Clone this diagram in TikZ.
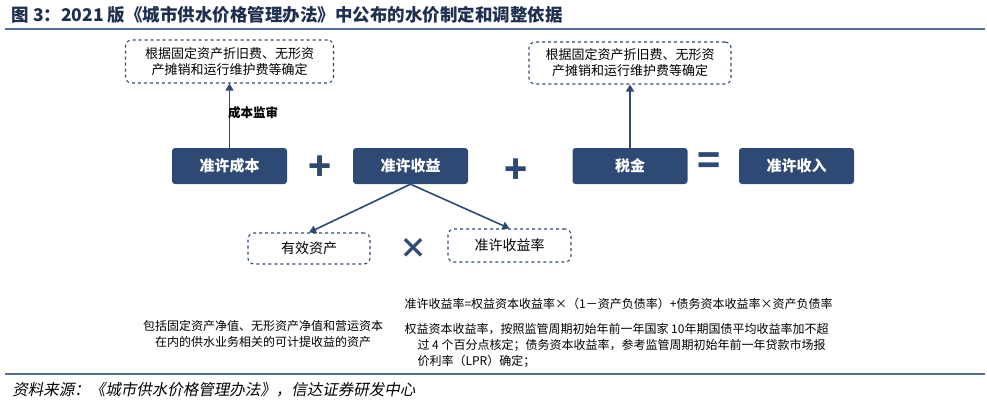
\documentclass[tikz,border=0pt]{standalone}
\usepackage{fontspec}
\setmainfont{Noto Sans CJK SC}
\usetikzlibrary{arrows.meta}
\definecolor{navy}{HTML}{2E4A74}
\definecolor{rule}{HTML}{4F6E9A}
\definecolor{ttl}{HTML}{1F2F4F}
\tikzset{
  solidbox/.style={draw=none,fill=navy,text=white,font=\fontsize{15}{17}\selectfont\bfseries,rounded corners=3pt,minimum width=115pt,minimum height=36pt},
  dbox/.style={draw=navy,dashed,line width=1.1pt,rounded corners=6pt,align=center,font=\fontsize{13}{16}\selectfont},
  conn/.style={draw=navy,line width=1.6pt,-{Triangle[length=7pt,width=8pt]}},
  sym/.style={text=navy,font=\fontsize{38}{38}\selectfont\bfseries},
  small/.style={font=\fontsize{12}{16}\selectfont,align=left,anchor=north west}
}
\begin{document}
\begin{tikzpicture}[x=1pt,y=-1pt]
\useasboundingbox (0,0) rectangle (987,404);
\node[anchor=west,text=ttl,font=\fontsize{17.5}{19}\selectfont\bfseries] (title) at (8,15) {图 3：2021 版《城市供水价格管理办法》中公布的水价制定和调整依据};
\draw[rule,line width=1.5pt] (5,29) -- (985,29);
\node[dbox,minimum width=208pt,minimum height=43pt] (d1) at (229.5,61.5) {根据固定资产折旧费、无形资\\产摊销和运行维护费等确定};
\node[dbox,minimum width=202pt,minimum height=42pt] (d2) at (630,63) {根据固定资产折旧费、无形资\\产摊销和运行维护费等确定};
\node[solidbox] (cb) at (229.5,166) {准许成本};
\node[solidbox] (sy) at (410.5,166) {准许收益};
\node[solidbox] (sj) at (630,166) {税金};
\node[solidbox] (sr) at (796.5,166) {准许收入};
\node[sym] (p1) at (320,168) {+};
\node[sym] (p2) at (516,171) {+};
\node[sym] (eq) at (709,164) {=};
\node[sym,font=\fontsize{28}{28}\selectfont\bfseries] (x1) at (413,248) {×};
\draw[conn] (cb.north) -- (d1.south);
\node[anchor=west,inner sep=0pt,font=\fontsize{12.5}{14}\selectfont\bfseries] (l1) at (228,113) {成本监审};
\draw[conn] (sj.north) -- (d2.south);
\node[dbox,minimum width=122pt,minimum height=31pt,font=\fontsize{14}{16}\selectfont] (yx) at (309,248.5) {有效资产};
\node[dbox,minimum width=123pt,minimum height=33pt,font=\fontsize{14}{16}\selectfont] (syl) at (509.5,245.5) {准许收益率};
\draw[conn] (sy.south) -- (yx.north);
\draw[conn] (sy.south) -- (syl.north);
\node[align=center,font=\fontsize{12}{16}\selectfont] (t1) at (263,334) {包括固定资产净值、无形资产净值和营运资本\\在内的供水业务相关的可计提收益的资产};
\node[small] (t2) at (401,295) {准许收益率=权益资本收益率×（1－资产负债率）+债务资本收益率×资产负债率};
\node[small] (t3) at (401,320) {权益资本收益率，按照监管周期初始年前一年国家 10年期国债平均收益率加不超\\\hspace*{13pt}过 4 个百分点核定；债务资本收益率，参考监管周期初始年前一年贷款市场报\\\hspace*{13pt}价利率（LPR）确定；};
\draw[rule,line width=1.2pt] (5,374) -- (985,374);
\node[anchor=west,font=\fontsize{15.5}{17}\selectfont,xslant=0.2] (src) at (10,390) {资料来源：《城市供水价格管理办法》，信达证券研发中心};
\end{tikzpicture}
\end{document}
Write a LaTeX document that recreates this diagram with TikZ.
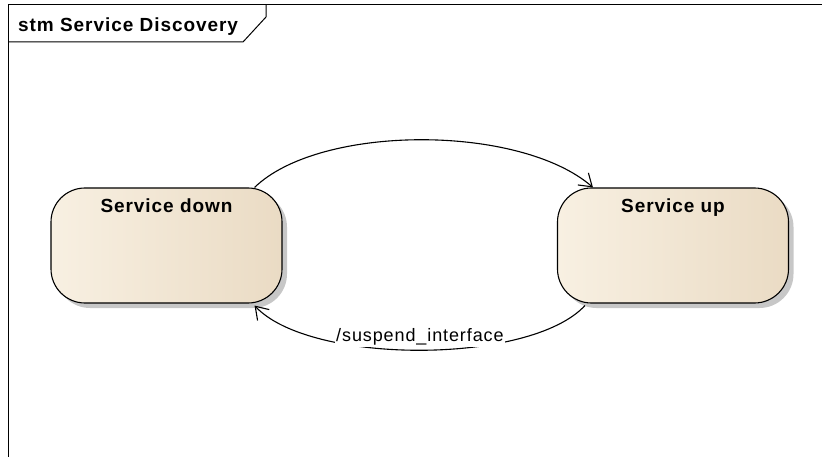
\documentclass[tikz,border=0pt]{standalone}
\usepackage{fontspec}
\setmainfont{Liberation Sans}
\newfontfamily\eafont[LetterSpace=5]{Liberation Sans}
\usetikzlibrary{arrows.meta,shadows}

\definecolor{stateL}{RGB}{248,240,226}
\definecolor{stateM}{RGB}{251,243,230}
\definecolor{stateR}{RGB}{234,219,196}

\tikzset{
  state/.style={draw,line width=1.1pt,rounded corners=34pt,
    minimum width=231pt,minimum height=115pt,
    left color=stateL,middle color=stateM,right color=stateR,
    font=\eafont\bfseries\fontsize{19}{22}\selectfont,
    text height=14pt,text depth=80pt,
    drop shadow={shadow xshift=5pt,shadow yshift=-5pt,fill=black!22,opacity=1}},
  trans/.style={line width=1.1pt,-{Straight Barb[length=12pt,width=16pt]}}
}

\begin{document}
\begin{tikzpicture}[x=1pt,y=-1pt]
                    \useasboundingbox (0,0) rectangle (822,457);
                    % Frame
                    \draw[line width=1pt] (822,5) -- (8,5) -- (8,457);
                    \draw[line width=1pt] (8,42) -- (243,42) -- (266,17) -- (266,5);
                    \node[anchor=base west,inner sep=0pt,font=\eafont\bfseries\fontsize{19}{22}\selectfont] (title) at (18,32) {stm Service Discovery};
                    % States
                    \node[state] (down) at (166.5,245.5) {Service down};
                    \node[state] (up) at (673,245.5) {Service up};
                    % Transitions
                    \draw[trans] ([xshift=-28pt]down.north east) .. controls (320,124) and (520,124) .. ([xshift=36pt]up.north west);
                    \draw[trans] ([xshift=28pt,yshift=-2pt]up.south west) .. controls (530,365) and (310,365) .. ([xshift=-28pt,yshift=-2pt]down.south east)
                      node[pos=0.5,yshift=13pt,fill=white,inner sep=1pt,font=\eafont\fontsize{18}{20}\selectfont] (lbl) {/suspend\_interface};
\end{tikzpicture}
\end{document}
● ● ● ● ●
Restate every record exactly, please; do not copy the pictures.

Clone this diagram in TikZ.
\documentclass[tikz,border=0pt]{standalone}
\usepackage{fontspec}
\setmainfont{Noto Sans CJK SC}
\usetikzlibrary{arrows.meta}
\definecolor{navy}{HTML}{2E4A74}
\definecolor{rule}{HTML}{4F6E9A}
\definecolor{ttl}{HTML}{1F2F4F}
\tikzset{
  solidbox/.style={draw=none,fill=navy,text=white,font=\fontsize{15}{17}\selectfont\bfseries,rounded corners=3pt,minimum width=115pt,minimum height=36pt},
  dbox/.style={draw=navy,dashed,line width=1.1pt,rounded corners=6pt,align=center,font=\fontsize{13}{16}\selectfont},
  conn/.style={draw=navy,line width=1.6pt,-{Triangle[length=7pt,width=8pt]}},
  sym/.style={text=navy,font=\fontsize{38}{38}\selectfont\bfseries},
  small/.style={font=\fontsize{12}{16}\selectfont,align=left,anchor=north west}
}
\begin{document}
\begin{tikzpicture}[x=1pt,y=-1pt]
\useasboundingbox (0,0) rectangle (987,404);
\node[anchor=west,text=ttl,font=\fontsize{17.5}{19}\selectfont\bfseries] (title) at (8,15) {图 3：2021 版《城市供水价格管理办法》中公布的水价制定和调整依据};
\draw[rule,line width=1.5pt] (5,29) -- (985,29);
\node[dbox,minimum width=208pt,minimum height=43pt] (d1) at (229.5,61.5) {根据固定资产折旧费、无形资\\产摊销和运行维护费等确定};
\node[dbox,minimum width=202pt,minimum height=42pt] (d2) at (630,63) {根据固定资产折旧费、无形资\\产摊销和运行维护费等确定};
\node[solidbox] (cb) at (229.5,166) {准许成本};
\node[solidbox] (sy) at (410.5,166) {准许收益};
\node[solidbox] (sj) at (630,166) {税金};
\node[solidbox] (sr) at (796.5,166) {准许收入};
\node[sym] (p1) at (320,168) {+};
\node[sym] (p2) at (516,171) {+};
\node[sym] (eq) at (709,164) {=};
\node[sym,font=\fontsize{28}{28}\selectfont\bfseries] (x1) at (413,248) {×};
\draw[conn] (cb.north) -- (d1.south);
\node[anchor=west,inner sep=0pt,font=\fontsize{12.5}{14}\selectfont\bfseries] (l1) at (228,113) {成本监审};
\draw[conn] (sj.north) -- (d2.south);
\node[dbox,minimum width=122pt,minimum height=31pt,font=\fontsize{14}{16}\selectfont] (yx) at (309,248.5) {有效资产};
\node[dbox,minimum width=123pt,minimum height=33pt,font=\fontsize{14}{16}\selectfont] (syl) at (509.5,245.5) {准许收益率};
\draw[conn] (sy.south) -- (yx.north);
\draw[conn] (sy.south) -- (syl.north);
\node[align=center,font=\fontsize{12}{16}\selectfont] (t1) at (263,334) {包括固定资产净值、无形资产净值和营运资本\\在内的供水业务相关的可计提收益的资产};
\node[small] (t2) at (401,295) {准许收益率=权益资本收益率×（1－资产负债率）+债务资本收益率×资产负债率};
\node[small] (t3) at (401,320) {权益资本收益率，按照监管周期初始年前一年国家 10年期国债平均收益率加不超\\\hspace*{13pt}过 4 个百分点核定；债务资本收益率，参考监管周期初始年前一年贷款市场报\\\hspace*{13pt}价利率（LPR）确定；};
\draw[rule,line width=1.2pt] (5,374) -- (985,374);
\node[anchor=west,font=\fontsize{15.5}{17}\selectfont,xslant=0.2] (src) at (10,390) {资料来源：《城市供水价格管理办法》，信达证券研发中心};
\end{tikzpicture}
\end{document}
Write a LaTeX document that recreates this diagram with TikZ.
\documentclass[tikz,border=0pt]{standalone}
\usepackage{fontspec}
\setmainfont{Liberation Sans}
\newfontfamily\eafont[LetterSpace=5]{Liberation Sans}
\usetikzlibrary{arrows.meta,shadows}

\definecolor{stateL}{RGB}{248,240,226}
\definecolor{stateM}{RGB}{251,243,230}
\definecolor{stateR}{RGB}{234,219,196}

\tikzset{
  state/.style={draw,line width=1.1pt,rounded corners=34pt,
    minimum width=231pt,minimum height=115pt,
    left color=stateL,middle color=stateM,right color=stateR,
    font=\eafont\bfseries\fontsize{19}{22}\selectfont,
    text height=14pt,text depth=80pt,
    drop shadow={shadow xshift=5pt,shadow yshift=-5pt,fill=black!22,opacity=1}},
  trans/.style={line width=1.1pt,-{Straight Barb[length=12pt,width=16pt]}}
}

\begin{document}
\begin{tikzpicture}[x=1pt,y=-1pt]
                    \useasboundingbox (0,0) rectangle (822,457);
                    % Frame
                    \draw[line width=1pt] (822,5) -- (8,5) -- (8,457);
                    \draw[line width=1pt] (8,42) -- (243,42) -- (266,17) -- (266,5);
                    \node[anchor=base west,inner sep=0pt,font=\eafont\bfseries\fontsize{19}{22}\selectfont] (title) at (18,32) {stm Service Discovery};
                    % States
                    \node[state] (down) at (166.5,245.5) {Service down};
                    \node[state] (up) at (673,245.5) {Service up};
                    % Transitions
                    \draw[trans] ([xshift=-28pt]down.north east) .. controls (320,124) and (520,124) .. ([xshift=36pt]up.north west);
                    \draw[trans] ([xshift=28pt,yshift=-2pt]up.south west) .. controls (530,365) and (310,365) .. ([xshift=-28pt,yshift=-2pt]down.south east)
                      node[pos=0.5,yshift=13pt,fill=white,inner sep=1pt,font=\eafont\fontsize{18}{20}\selectfont] (lbl) {/suspend\_interface};
\end{tikzpicture}
\end{document}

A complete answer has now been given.